What the task requires. Report only how many lines hold the word "React".

Data excerpt.
★ ★ ★ ★
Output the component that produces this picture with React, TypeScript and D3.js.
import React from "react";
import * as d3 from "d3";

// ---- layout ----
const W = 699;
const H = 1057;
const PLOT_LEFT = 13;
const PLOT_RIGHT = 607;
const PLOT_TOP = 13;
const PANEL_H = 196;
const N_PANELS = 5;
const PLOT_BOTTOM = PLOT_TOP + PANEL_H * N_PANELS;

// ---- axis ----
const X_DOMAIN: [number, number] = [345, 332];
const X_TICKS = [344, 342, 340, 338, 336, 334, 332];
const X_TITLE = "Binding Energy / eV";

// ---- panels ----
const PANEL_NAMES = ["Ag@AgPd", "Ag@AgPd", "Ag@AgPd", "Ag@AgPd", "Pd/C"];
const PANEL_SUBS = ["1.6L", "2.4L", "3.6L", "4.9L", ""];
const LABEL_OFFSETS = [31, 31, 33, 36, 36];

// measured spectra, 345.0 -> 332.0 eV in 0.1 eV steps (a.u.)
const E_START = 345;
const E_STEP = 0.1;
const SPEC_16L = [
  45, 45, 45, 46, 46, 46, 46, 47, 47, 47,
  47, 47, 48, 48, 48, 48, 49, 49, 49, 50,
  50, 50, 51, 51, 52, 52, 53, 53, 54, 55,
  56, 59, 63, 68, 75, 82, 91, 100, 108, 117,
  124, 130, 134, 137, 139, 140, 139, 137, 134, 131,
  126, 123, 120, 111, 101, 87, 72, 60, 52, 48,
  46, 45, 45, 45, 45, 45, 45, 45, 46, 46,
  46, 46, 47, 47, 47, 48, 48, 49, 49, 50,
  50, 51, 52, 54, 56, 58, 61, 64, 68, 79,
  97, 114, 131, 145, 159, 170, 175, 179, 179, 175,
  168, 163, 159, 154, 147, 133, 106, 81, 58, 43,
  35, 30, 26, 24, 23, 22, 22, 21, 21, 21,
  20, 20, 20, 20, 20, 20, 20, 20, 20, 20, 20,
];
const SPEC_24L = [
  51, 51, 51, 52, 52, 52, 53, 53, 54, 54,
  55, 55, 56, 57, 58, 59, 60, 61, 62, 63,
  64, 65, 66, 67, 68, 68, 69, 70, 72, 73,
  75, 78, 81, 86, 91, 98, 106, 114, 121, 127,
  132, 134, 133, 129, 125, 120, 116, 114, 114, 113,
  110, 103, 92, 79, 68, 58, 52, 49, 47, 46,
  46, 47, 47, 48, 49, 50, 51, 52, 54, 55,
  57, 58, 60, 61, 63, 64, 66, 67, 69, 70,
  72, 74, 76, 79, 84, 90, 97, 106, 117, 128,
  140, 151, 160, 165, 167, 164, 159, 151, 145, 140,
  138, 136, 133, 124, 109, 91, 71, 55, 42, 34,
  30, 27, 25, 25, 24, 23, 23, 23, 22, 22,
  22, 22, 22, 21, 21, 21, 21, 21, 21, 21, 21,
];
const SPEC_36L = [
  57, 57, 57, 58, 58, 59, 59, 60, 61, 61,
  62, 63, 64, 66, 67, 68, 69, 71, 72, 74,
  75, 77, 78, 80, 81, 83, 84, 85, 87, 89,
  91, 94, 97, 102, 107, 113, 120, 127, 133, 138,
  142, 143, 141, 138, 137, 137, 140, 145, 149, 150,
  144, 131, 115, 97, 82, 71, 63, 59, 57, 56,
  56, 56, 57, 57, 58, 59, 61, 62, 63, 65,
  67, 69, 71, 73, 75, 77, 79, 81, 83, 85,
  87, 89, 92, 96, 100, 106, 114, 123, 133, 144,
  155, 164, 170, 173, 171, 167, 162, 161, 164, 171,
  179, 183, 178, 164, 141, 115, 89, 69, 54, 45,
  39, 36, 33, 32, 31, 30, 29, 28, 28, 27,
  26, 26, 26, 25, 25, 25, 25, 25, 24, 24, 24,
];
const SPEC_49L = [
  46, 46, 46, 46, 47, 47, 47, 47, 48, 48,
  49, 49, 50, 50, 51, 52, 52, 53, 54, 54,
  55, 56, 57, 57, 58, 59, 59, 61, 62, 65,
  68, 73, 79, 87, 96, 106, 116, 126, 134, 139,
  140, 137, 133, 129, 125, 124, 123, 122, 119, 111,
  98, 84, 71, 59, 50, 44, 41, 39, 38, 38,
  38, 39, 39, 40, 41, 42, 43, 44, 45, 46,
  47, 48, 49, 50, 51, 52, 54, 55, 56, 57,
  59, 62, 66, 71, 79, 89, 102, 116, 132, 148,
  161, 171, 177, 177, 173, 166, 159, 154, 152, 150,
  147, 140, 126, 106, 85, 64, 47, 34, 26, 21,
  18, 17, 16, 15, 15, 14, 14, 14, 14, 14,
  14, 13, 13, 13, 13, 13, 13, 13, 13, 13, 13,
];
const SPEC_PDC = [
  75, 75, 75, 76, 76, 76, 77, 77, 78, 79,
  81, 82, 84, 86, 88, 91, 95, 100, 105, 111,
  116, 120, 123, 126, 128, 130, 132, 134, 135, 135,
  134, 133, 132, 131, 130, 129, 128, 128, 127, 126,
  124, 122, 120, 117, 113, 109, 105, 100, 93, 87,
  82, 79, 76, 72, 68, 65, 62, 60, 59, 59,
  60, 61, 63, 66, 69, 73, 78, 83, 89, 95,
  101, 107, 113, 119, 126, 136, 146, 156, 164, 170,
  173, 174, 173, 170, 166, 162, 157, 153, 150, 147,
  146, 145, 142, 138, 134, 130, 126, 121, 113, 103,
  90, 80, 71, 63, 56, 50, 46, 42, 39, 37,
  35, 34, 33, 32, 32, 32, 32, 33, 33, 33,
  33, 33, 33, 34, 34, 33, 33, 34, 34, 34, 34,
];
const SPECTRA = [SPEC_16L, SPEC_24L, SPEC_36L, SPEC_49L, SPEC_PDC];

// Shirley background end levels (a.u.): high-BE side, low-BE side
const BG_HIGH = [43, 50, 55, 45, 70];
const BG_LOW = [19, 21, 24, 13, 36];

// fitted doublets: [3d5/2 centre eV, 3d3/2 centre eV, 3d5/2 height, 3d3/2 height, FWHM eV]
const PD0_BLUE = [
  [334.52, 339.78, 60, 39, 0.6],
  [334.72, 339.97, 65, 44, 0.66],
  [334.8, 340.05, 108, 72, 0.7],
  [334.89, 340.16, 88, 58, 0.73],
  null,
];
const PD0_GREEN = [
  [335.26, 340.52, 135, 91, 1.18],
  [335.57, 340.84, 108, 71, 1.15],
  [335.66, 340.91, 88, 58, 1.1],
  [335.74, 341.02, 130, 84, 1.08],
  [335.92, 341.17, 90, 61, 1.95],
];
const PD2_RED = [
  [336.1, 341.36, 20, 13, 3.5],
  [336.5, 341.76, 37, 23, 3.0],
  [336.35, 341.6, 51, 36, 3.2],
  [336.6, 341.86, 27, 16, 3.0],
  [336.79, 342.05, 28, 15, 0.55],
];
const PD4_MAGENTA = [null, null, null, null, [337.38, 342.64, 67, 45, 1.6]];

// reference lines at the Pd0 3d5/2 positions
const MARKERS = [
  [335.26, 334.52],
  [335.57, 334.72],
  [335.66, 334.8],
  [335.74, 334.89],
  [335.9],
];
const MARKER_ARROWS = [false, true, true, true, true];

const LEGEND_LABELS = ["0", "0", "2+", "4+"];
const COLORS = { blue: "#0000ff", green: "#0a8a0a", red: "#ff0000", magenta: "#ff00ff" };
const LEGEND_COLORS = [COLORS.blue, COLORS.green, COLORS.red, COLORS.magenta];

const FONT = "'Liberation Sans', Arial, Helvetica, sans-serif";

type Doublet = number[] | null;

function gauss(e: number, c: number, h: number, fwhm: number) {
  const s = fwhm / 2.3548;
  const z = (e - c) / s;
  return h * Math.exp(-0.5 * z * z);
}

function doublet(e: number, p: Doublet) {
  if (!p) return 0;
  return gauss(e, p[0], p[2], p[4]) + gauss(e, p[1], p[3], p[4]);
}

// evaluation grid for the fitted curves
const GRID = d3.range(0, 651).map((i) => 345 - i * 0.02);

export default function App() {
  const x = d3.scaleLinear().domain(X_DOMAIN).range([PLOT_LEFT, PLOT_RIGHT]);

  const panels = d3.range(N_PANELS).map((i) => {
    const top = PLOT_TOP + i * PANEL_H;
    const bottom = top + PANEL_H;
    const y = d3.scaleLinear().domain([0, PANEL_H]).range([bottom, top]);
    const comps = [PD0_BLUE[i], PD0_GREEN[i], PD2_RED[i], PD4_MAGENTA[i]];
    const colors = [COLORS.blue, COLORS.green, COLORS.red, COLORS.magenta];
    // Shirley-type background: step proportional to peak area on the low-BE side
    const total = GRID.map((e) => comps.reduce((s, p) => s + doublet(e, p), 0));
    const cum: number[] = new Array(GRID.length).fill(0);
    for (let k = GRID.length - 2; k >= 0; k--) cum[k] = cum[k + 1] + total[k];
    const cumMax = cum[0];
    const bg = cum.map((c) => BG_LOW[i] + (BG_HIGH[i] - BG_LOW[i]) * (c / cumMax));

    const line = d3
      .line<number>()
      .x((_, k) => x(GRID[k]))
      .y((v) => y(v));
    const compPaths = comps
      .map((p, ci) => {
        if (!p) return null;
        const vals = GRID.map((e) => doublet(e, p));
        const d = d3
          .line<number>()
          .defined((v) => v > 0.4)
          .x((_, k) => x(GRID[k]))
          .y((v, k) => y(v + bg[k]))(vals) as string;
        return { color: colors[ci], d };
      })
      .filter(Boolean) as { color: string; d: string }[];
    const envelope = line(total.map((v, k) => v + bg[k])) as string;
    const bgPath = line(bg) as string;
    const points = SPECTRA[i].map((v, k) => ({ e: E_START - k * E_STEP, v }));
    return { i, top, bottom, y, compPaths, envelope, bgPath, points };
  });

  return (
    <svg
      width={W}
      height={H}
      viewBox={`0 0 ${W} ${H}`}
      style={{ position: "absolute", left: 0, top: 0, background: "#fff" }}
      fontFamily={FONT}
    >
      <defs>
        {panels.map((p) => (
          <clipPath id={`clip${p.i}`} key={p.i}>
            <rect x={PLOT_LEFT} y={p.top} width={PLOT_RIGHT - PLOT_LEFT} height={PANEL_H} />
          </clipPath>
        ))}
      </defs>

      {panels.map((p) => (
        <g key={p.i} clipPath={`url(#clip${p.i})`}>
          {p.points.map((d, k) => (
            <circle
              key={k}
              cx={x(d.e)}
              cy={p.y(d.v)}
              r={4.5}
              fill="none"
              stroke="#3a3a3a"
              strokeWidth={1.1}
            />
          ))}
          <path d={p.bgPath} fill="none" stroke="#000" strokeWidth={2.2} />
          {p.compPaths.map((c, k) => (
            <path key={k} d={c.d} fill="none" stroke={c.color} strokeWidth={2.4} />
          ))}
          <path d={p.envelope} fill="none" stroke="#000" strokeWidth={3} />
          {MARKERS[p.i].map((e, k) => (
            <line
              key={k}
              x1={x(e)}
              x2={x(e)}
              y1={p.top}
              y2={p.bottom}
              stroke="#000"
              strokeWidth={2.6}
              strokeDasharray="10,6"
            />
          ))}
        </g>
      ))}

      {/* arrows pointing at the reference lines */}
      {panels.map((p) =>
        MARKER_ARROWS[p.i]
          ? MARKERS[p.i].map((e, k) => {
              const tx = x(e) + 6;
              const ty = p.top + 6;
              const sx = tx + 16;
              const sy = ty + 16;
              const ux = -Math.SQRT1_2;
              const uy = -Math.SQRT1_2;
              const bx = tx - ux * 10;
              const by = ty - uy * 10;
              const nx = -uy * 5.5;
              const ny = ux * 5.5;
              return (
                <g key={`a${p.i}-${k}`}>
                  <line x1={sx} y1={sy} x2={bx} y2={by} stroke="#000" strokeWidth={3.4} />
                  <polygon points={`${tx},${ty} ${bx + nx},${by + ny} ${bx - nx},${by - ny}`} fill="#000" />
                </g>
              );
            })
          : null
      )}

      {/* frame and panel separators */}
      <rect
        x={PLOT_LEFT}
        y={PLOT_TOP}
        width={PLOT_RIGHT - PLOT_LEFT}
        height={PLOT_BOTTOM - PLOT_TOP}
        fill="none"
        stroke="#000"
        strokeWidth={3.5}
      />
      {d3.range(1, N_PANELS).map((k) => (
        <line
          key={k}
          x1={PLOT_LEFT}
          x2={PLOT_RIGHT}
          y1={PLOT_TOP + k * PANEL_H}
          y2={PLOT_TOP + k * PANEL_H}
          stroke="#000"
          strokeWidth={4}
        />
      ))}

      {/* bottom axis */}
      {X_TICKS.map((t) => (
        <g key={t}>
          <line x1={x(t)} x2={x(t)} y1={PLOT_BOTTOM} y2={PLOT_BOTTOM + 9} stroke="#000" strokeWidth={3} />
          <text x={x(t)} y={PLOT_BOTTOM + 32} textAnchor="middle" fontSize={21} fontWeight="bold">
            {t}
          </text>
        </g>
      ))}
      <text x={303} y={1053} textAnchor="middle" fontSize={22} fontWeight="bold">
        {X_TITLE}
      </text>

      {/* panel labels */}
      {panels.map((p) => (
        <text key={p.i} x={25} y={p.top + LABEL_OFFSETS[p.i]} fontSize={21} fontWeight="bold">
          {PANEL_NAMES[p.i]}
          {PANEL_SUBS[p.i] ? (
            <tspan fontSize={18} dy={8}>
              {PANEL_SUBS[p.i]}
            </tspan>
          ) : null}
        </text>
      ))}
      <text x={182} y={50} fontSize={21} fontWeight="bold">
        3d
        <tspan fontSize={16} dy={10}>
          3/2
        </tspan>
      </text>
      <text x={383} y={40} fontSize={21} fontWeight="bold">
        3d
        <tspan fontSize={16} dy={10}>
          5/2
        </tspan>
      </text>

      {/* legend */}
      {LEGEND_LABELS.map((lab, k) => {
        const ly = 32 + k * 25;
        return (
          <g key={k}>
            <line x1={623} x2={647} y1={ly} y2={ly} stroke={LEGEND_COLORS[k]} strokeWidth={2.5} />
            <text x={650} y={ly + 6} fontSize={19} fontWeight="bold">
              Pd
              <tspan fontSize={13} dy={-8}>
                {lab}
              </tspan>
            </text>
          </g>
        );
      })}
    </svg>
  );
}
★ ★ ★ ★
Answer for the task. 2